Taiwan’s longest-running legal controversy shows no signs of being put to rest any time soon. While the Hsichih Trio may be free men, the judicial system appears determined not to admit to having done anything wrong, as shown in a ruling this week on the compensation the men should receive for their imprisonment. This is bad news not just for the men, but for the nation’s legal system as a whole.
The trio — Su Chien-ho (蘇建和), Liu Bing-lang (劉秉郎) and Chuang Lin-hsun (莊林勳) — were indicted for the March 24, 1991, murder and robbery of Wu Min-han (吳銘漢) and his wife, Yeh Ying-lan (葉盈蘭), and spent 11 years on death row after being convicted in February 1992. The main suspect, a marine named Wang Wen-hsiao (王文孝), was convicted and sentenced under military law, and executed on Jan. 11, 1992.
The trio were sentenced to death five times. However, so many questions were raised about the investigation of the case and the judicial process that five ministers of justice refused to sign execution orders.
The trio were released on their own recognizance in January 2003 and were found not guilty in September last year, bringing an end to the case — after 21 years — in accordance with the Fair and Speedy Criminal Trials Act (刑事妥速審判法), passed in April 2010.
On Dec. 27 last year, the Taiwan High Court opened a hearing on the men’s request for NT$20 million (US$686,600) in compensation for wrongful conviction and imprisonment, the first time such a suit had been filed in Taiwan. On Wednesday the court ruled that instead of the maximum compensation possible, the men should receive about NT$5 million each for the 4,170 days they spent behind bars, in accordance with the Act for Compensating Wrongful Detentions and Executions (刑事補償法).
The court said that among the factors taken into consideration were that the three were 19 when they were detained, the roles they played in the case, their degrees of responsibility for their detention and their levels of education. The court said that since the police had not tortured them, their confessions had given investigators and the courts reasonable cause to believe they were involved in the case, and the men therefore bore some responsibility for their detention.

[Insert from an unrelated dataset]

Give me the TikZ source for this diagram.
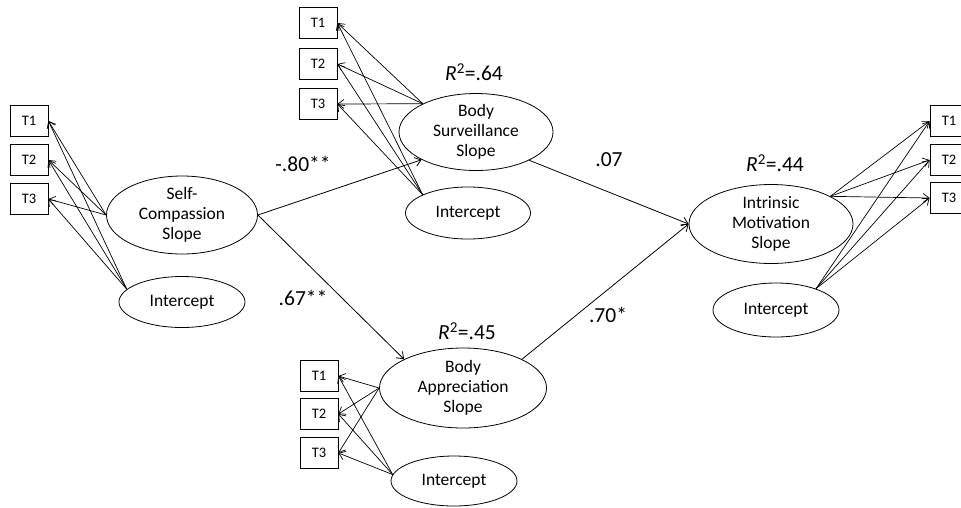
\documentclass[tikz,border=0pt]{standalone}
\usepackage{fontspec}
\setmainfont{Carlito}
\usetikzlibrary{shapes.geometric,arrows.meta}
\begin{document}
\begin{tikzpicture}[x=1pt,y=-1pt,
  >={Straight Barb[length=6pt,width=9pt]},
  latent/.style={draw, ellipse, line width=0.8pt, inner xsep=0pt, inner ysep=-3pt, align=center, font=\fontsize{17.5}{20.3}\selectfont},
  tbox/.style={draw, rectangle, line width=0.8pt, minimum width=38pt, minimum height=31pt, inner sep=0pt, font=\fontsize{14.5}{16}\selectfont},
  coef/.style={font=\fontsize{21.5}{25}\selectfont},
  load/.style={->, line width=0.7pt},
  reg/.style={->, line width=0.8pt}]
  \useasboundingbox (0,0) rectangle (961,507);

  \node[latent, minimum width=151pt, minimum height=78pt] (SC) at (182,215) {Self-\\Compassion\\Slope};
  \node[latent, minimum width=126pt, minimum height=51pt] (SCI) at (182,302) {Intercept};
  \node[tbox] (SC1) at (29,121) {T1};
  \node[tbox] (SC2) at (29,160) {T2};
  \node[tbox] (SC3) at (29,199) {T3};

  \node[latent, minimum width=154pt, minimum height=77pt] (BS) at (476,132) {Body\\Surveillance\\Slope};
  \node[latent, minimum width=125pt, minimum height=52pt] (BSI) at (468,213) {Intercept};
  \node[tbox] (BS1) at (318,23) {T1};
  \node[tbox] (BS2) at (318,64) {T2};
  \node[tbox] (BS3) at (318,104) {T3};
  \node[coef] (R2BS) at (474,72) {\textit{R}\textsuperscript{2}=.64};

  \node[latent, minimum width=167pt, minimum height=80pt] (BA) at (463,388) {Body\\Appreciation\\Slope};
  \node[latent, minimum width=126pt, minimum height=50pt] (BAI) at (454,481) {Intercept};
  \node[tbox] (BA1) at (319,376) {T1};
  \node[tbox] (BA2) at (319,414) {T2};
  \node[tbox] (BA3) at (319,453) {T3};
  \node[coef] (R2BA) at (467,331) {\textit{R}\textsuperscript{2}=.45};

  \node[latent, minimum width=164pt, minimum height=79pt] (IM) at (771,224) {Intrinsic\\Motivation\\Slope};
  \node[latent, minimum width=126pt, minimum height=54pt] (IMI) at (776,310) {Intercept};
  \node[tbox] (IM1) at (949,121) {T1};
  \node[tbox] (IM2) at (949,160) {T2};
  \node[tbox] (IM3) at (949,198) {T3};
  \node[coef] (R2IM) at (775,163) {\textit{R}\textsuperscript{2}=.44};

  \foreach \i in {1,2,3} {
    \draw[load] (SC.west) -- (SC\i.east);
    \draw[load] (SCI.167) -- (SC\i.east);
    \draw[load] (BS.152) -- (BS\i.east);
    \draw[load] (BSI.158) -- (BS\i.east);
    \draw[load] (BA.west) -- (BA\i.east);
    \draw[load] (BAI.174) -- (BA\i.east);
    \draw[load] (IM.25) -- (IM\i.west);
    \draw[load] (IMI.28) -- (IM\i.west);
  }

  \draw[reg] (SC.east) -- (BS.207);
  \draw[reg] (SC.east) -- (BA.154);
  \draw[reg] (BS.-28) -- (IM.west);
  \draw[reg] (BA.26) -- (IM.west);

  \node[coef] (cSCBS) at (303,164) {-.80**};
  \node[coef] (cSCBA) at (303,298) {.67**};
  \node[coef] (cBSIM) at (609,160) {.07};
  \node[coef] (cBAIM) at (608,315) {.70*};
\end{tikzpicture}
\end{document}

However, the men have long claimed that their confessions were made after being tortured. Liu has told of how police officers forced him to hold a telephone book to his chest as they struck him repeatedly with a hammer, as well as hanging him upside down and pouring water and urine down his throat. Su and Chuang have also told of being beaten, of being doused with urine and having electrodes applied to their genitals.
If that is not torture, what is?
A Control Yuan investigation into alleged wrongdoings in the case, begun in March 1995, confirmed there were serious flaws at all levels — from the Hsichih police and the Shilin District Court up to the High Court. There were so many flaws that then-prosecutor-general Chen Han (陳涵) made three extraordinary appeals to the Supreme Court over the convictions, all of which were rejected before the High Court decided in May 2000 to reopen the case.

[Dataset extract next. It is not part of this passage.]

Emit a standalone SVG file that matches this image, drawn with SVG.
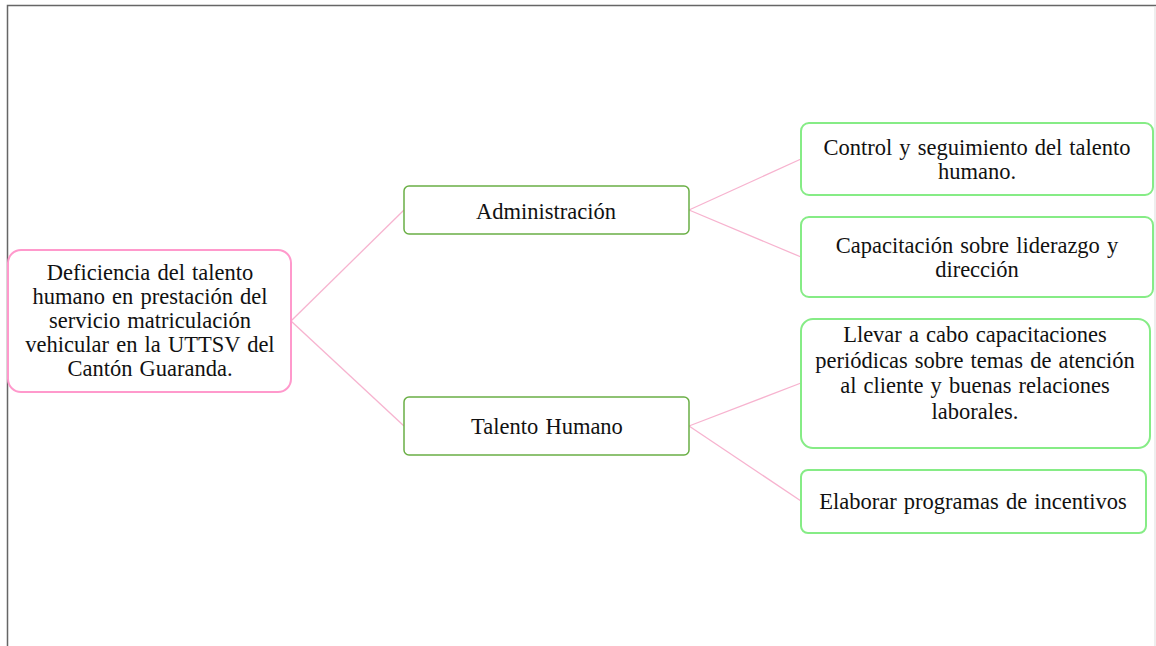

The Hsichih Trio case has been the nation’s most controversial criminal saga. The Judicial Reform Foundation said the case “prompted a revolution in criminal procedure law regarding confessions and interrogations,” and “punctured the myth that the judicial system never makes mistakes in death penalty cases.”

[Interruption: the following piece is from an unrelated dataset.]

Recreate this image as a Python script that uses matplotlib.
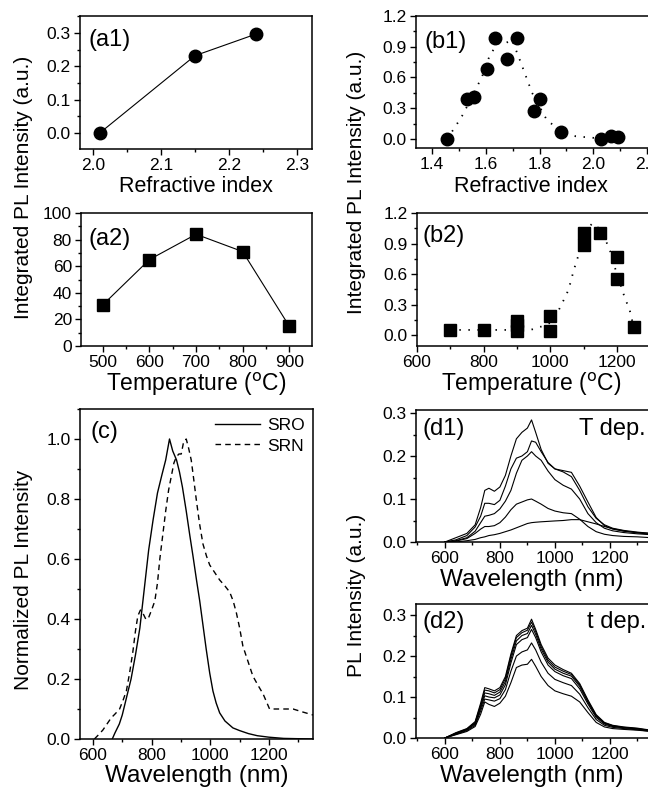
import matplotlib
matplotlib.use("Agg")
import matplotlib.pyplot as plt
from matplotlib.ticker import MultipleLocator

plt.rcParams['font.family'] = ['Liberation Sans', 'DejaVu Sans']

# ---------------- data ----------------
a1_index = [2.01, 2.15, 2.24]
a1_pl = [0.0, 0.232, 0.297]

a2_temp = [500, 600, 700, 800, 900]
a2_pl = [31, 65, 84, 71, 15]

b1_index = [1.456, 1.531, 1.555, 1.606, 1.633, 1.679, 1.716, 1.779, 1.803, 1.878, 2.028, 2.065, 2.092]
b1_pl = [0.0, 0.39, 0.41, 0.68, 0.99, 0.78, 0.99, 0.27, 0.39, 0.065, 0.0, 0.026, 0.016]
b1_fit_index = [1.456, 1.491, 1.514, 1.55, 1.586, 1.615, 1.644, 1.677, 1.697, 1.728, 1.772, 1.828, 1.888, 1.935, 2.005, 2.09]
b1_fit_pl = [0.0, 0.14, 0.236, 0.42, 0.61, 0.82, 0.93, 0.94, 0.97, 0.76, 0.45, 0.18, 0.065, 0.026, 0.01, 0.0]

b2_temp = [700, 800, 900, 900, 900, 1000, 1000, 1100, 1100, 1150, 1200, 1200, 1250]
b2_pl = [0.05, 0.05, 0.04, 0.10, 0.14, 0.04, 0.19, 0.89, 1.0, 1.0, 0.77, 0.55, 0.08]
b2_fit_temp = [700, 800, 900, 940, 970, 1000, 1020, 1035, 1050, 1060, 1068, 1077, 1087, 1100, 1115, 1127, 1140, 1165, 1180, 1195, 1215, 1225, 1237, 1250]
b2_fit_pl = [0.05, 0.05, 0.05, 0.05, 0.08, 0.12, 0.21, 0.31, 0.41, 0.51, 0.61, 0.71, 0.81, 0.95, 1.06, 1.10, 1.07, 0.94, 0.82, 0.65, 0.45, 0.35, 0.26, 0.08]

sro_wl = [666, 675, 690, 700, 715, 730, 745, 760, 775, 790, 805, 820, 835, 848, 861, 872, 885, 895, 905, 918,
          930, 941, 953, 964, 975, 986, 998, 1009, 1020, 1032, 1050, 1077, 1100, 1130, 1160, 1200, 1250, 1350]
sro_pl = [0.0, 0.02, 0.05, 0.08, 0.14, 0.20, 0.28, 0.37, 0.50, 0.63, 0.73, 0.82, 0.88, 0.93, 1.0, 0.96, 0.93, 0.89, 0.84, 0.76,
          0.68, 0.61, 0.53, 0.46, 0.38, 0.30, 0.22, 0.16, 0.12, 0.087, 0.06, 0.037, 0.028, 0.018, 0.011, 0.006, 0.002, 0.0]
srn_wl = [605, 620, 634, 648, 662, 677, 691, 703, 714, 725, 736, 745, 753, 762, 770, 780, 788, 800, 811, 820, 828, 838,
          848, 858, 868, 876, 884, 893, 901, 909, 918, 926, 935, 943, 952, 963, 975, 987, 998, 1015, 1032, 1050, 1066,
          1078, 1089, 1100, 1111, 1128, 1145, 1162, 1180, 1202, 1225, 1250, 1282, 1315, 1350]
srn_pl = [0.0, 0.015, 0.03, 0.05, 0.07, 0.085, 0.10, 0.13, 0.16, 0.22, 0.29, 0.36, 0.41, 0.43, 0.42, 0.40, 0.40, 0.43, 0.46, 0.52, 0.60, 0.68,
          0.76, 0.83, 0.88, 0.92, 0.94, 0.95, 0.95, 0.99, 1.0, 0.97, 0.93, 0.87, 0.80, 0.72, 0.65, 0.61, 0.58, 0.555, 0.53, 0.51, 0.49,
          0.46, 0.42, 0.37, 0.31, 0.26, 0.21, 0.18, 0.15, 0.10, 0.10, 0.10, 0.10, 0.09, 0.08]

wl = [600, 640, 680, 710, 730, 745, 760, 780, 800, 820, 840, 860, 880, 900, 915, 930, 950, 975, 1000, 1030, 1060, 1090, 1120, 1150, 1180, 1210, 1250, 1300, 1350]

d1_T1 = [0, 0.01, 0.02, 0.04, 0.08, 0.12, 0.125, 0.118, 0.128, 0.155, 0.20, 0.24, 0.255, 0.265, 0.284, 0.255, 0.215, 0.183, 0.17, 0.166, 0.162, 0.13, 0.093, 0.057, 0.038, 0.03, 0.025, 0.022, 0.02]
d1_T2 = [0, 0.005, 0.015, 0.035, 0.06, 0.09, 0.09, 0.087, 0.097, 0.13, 0.17, 0.195, 0.20, 0.21, 0.235, 0.232, 0.21, 0.185, 0.17, 0.163, 0.152, 0.12, 0.082, 0.055, 0.04, 0.032, 0.027, 0.023, 0.02]
d1_T3 = [0, 0.003, 0.01, 0.025, 0.045, 0.06, 0.062, 0.066, 0.077, 0.095, 0.12, 0.16, 0.19, 0.20, 0.21, 0.20, 0.19, 0.165, 0.145, 0.132, 0.123, 0.10, 0.066, 0.045, 0.032, 0.026, 0.022, 0.019, 0.017]
d1_T4 = [0, 0.002, 0.008, 0.02, 0.03, 0.036, 0.036, 0.038, 0.045, 0.058, 0.075, 0.088, 0.093, 0.098, 0.10, 0.095, 0.088, 0.078, 0.072, 0.068, 0.066, 0.053, 0.036, 0.024, 0.018, 0.015, 0.013, 0.012, 0.01]
d1_T5 = [0, 0, 0.003, 0.006, 0.01, 0.012, 0.015, 0.017, 0.02, 0.024, 0.028, 0.033, 0.038, 0.043, 0.045, 0.046, 0.047, 0.048, 0.049, 0.05, 0.052, 0.052, 0.047, 0.042, 0.036, 0.031, 0.026, 0.021, 0.018]

d2_t1 = [0, 0.013, 0.023, 0.04, 0.085, 0.123, 0.12, 0.115, 0.123, 0.15, 0.205, 0.25, 0.262, 0.268, 0.29, 0.265, 0.228, 0.195, 0.178, 0.167, 0.158, 0.133, 0.093, 0.057, 0.038, 0.031, 0.027, 0.024, 0.019]
d2_t2 = [0, 0.012, 0.022, 0.038, 0.08, 0.117, 0.115, 0.11, 0.118, 0.145, 0.20, 0.245, 0.257, 0.263, 0.283, 0.26, 0.223, 0.19, 0.173, 0.163, 0.155, 0.13, 0.09, 0.055, 0.037, 0.03, 0.026, 0.023, 0.018]
d2_t3 = [0, 0.011, 0.021, 0.036, 0.076, 0.11, 0.108, 0.104, 0.112, 0.138, 0.192, 0.237, 0.25, 0.255, 0.275, 0.253, 0.217, 0.185, 0.168, 0.158, 0.151, 0.126, 0.087, 0.053, 0.036, 0.029, 0.025, 0.022, 0.018]
d2_t4 = [0, 0.01, 0.02, 0.034, 0.072, 0.103, 0.10, 0.098, 0.105, 0.13, 0.183, 0.228, 0.24, 0.245, 0.265, 0.245, 0.21, 0.178, 0.162, 0.152, 0.145, 0.12, 0.083, 0.05, 0.034, 0.028, 0.025, 0.022, 0.017]
d2_t5 = [0, 0.009, 0.018, 0.031, 0.066, 0.095, 0.093, 0.09, 0.096, 0.118, 0.163, 0.20, 0.21, 0.215, 0.232, 0.215, 0.185, 0.158, 0.143, 0.135, 0.128, 0.107, 0.074, 0.045, 0.031, 0.026, 0.023, 0.02, 0.016]
d2_t6 = [0, 0.008, 0.016, 0.028, 0.058, 0.088, 0.082, 0.077, 0.085, 0.102, 0.135, 0.172, 0.178, 0.18, 0.192, 0.175, 0.15, 0.128, 0.115, 0.108, 0.102, 0.088, 0.062, 0.038, 0.027, 0.023, 0.021, 0.019, 0.016]

# ---------------- figure ----------------
W, H = 648, 793
fig = plt.figure(figsize=(W / 100, H / 100), dpi=100)

TICK_FS = 12.5
YLABEL_FS = 15
PANEL_FS = 17


def add_ax(l, t, r, b):
    return fig.add_axes([l / W, 1 - b / H, (r - l) / W, (b - t) / H])


def style(ax, xmaj, xmin, ymaj, ymin):
    ax.xaxis.set_major_locator(MultipleLocator(xmaj))
    ax.xaxis.set_minor_locator(MultipleLocator(xmin))
    ax.yaxis.set_major_locator(MultipleLocator(ymaj))
    ax.yaxis.set_minor_locator(MultipleLocator(ymin))
    ax.tick_params(which='both', direction='out', top=False, right=False,
                   labelsize=TICK_FS, width=1.0)
    ax.tick_params(which='major', length=4, pad=2.5)
    ax.tick_params(which='minor', length=2)
    for s in ax.spines.values():
        s.set_linewidth(1.1)


def ptext(x, y, s, ha='left', size=PANEL_FS):
    fig.text(x / W, 1 - y / H, s, ha=ha, va='center', fontsize=size)


def xlabel(ax, s, l, r, y, size):
    ax.set_xlabel(s, fontsize=size)
    pos = ax.get_position()
    xc = ((l + r) / 2 / W - pos.x0) / pos.width
    yc = ((1 - y / H) - pos.y0) / pos.height
    ax.xaxis.set_label_coords(xc, yc)
    ax.xaxis.label.set_va('center')


fmt1 = plt.FormatStrFormatter('%.1f')

# (a1)
ax = add_ax(80, 16, 312, 149)
ax.plot(a1_index, a1_pl, '-', color='black', lw=0.8, marker='o', ms=9, mfc='black', mec='black')
ax.set_xlim(1.981, 2.322)
ax.set_ylim(-0.048, 0.351)
style(ax, 0.1, 0.05, 0.1, 0.05)
ax.yaxis.set_major_formatter(fmt1)
ax.xaxis.set_major_formatter(fmt1)
xlabel(ax, 'Refractive index', 80, 312, 186, 15.5)
ptext(88, 40, '(a1)')

# (a2)
ax = add_ax(81, 213, 312, 346)
ax.plot(a2_temp, a2_pl, '-', color='black', lw=0.8, marker='s', ms=8, mfc='black', mec='black')
ax.set_xlim(453, 949)
ax.set_ylim(0, 100)
style(ax, 100, 50, 20, 10)
xlabel(ax, 'Temperature ($^{\\mathrm{o}}$C)', 81, 312, 384, 16.5)
ptext(88, 239, '(a2)')

# (b1)
ax = add_ax(416, 16, 660, 148)
ax.plot(b1_fit_index, b1_fit_pl, color='black', lw=1.3, linestyle=(0, (0.8, 4.2)))
ax.plot(b1_index, b1_pl, 'o', color='black', ms=9)
ax.set_xlim(1.340, 2.248)
ax.set_ylim(-0.088, 1.2)
style(ax, 0.2, 0.1, 0.3, 0.15)
ax.xaxis.set_major_formatter(fmt1)
ax.yaxis.set_major_formatter(fmt1)
xlabel(ax, 'Refractive index', 416, 646, 186, 15.5)
ptext(425, 42, '(b1)')

# (b2)
ax = add_ax(417, 213, 660, 346)
ax.plot(b2_fit_temp, b2_fit_pl, color='black', lw=1.3, linestyle=(0, (0.8, 4.2)))
ax.plot(b2_temp, b2_pl, 's', color='black', ms=8)
ax.set_xlim(600, 1329)
ax.set_ylim(-0.108, 1.2)
style(ax, 200, 100, 0.3, 0.15)
ax.yaxis.set_major_formatter(fmt1)
xlabel(ax, 'Temperature ($^{\\mathrm{o}}$C)', 417, 646, 384, 16.5)
ptext(423, 236, '(b2)')

# (c)
ax = add_ax(80, 409, 313, 739)
ax.plot(sro_wl, sro_pl, '-', color='black', lw=1.0, label='SRO')
ax.plot(srn_wl, srn_pl, color='black', lw=1.0, linestyle=(0, (4, 3)), label='SRN')
ax.set_xlim(556, 1350)
ax.set_ylim(0, 1.1)
style(ax, 200, 100, 0.2, 0.1)
ax.yaxis.set_major_formatter(fmt1)
xlabel(ax, 'Wavelength (nm)', 80, 313, 776, 17.5)
ax.legend(loc='upper right', bbox_to_anchor=((305 - 80) / (313 - 80), 1 - (418 - 409) / (739 - 409)),
          frameon=False, fontsize=12.5, handlelength=2.6, handletextpad=0.4,
          labelspacing=0.3, borderaxespad=0, borderpad=0)
ptext(90, 432, '(c)')

# (d1)
ax = add_ax(416, 410, 660, 542)
for ys in [d1_T1, d1_T2, d1_T3, d1_T4, d1_T5]:
    ax.plot(wl, ys, '-', color='black', lw=0.8)
ax.set_xlim(495, 1382)
ax.set_ylim(0, 0.307)
style(ax, 200, 100, 0.1, 0.05)
ax.yaxis.set_major_formatter(fmt1)
xlabel(ax, 'Wavelength (nm)', 416, 648, 580, 17.5)
ptext(423, 429, '(d1)')
ptext(646, 429, 'T dep.', ha='right')

# (d2)
ax = add_ax(416, 604, 660, 738)
for ys in [d2_t1, d2_t2, d2_t3, d2_t4, d2_t5, d2_t6]:
    ax.plot(wl, ys, '-', color='black', lw=0.8)
ax.set_xlim(495, 1382)
ax.set_ylim(0, 0.327)
style(ax, 200, 100, 0.1, 0.05)
ax.yaxis.set_major_formatter(fmt1)
xlabel(ax, 'Wavelength (nm)', 416, 648, 776, 17.5)
ptext(423, 622, '(d2)')
ptext(646, 622, 't dep.', ha='right')

# y labels
fig.text(24 / W, 1 - 187 / H, 'Integrated PL Intensity (a.u.)', rotation=90,
         ha='center', va='center', fontsize=YLABEL_FS)
fig.text(357 / W, 1 - 182 / H, 'Integrated PL Intensity (a.u.)', rotation=90,
         ha='center', va='center', fontsize=YLABEL_FS)
fig.text(24 / W, 1 - 580 / H, 'Normalized PL Intensity', rotation=90,
         ha='center', va='center', fontsize=YLABEL_FS)
fig.text(357 / W, 1 - 595 / H, 'PL Intensity (a.u.)', rotation=90,
         ha='center', va='center', fontsize=YLABEL_FS)

fig.savefig('out.png', dpi=100)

The trio’s lawyers have said they will appeal the compensation verdict, but no amount of compensation will ever make up for what these men have endured. However, to continue to blame them for confessions made under torture adds insult to injury.
“I’ve never been happy since I was 19,” Su was once quoted as saying.
No one should be happy with the state of the nation’s judicial system until this travesty is concluded by the men receiving the maximum compensation provided by law.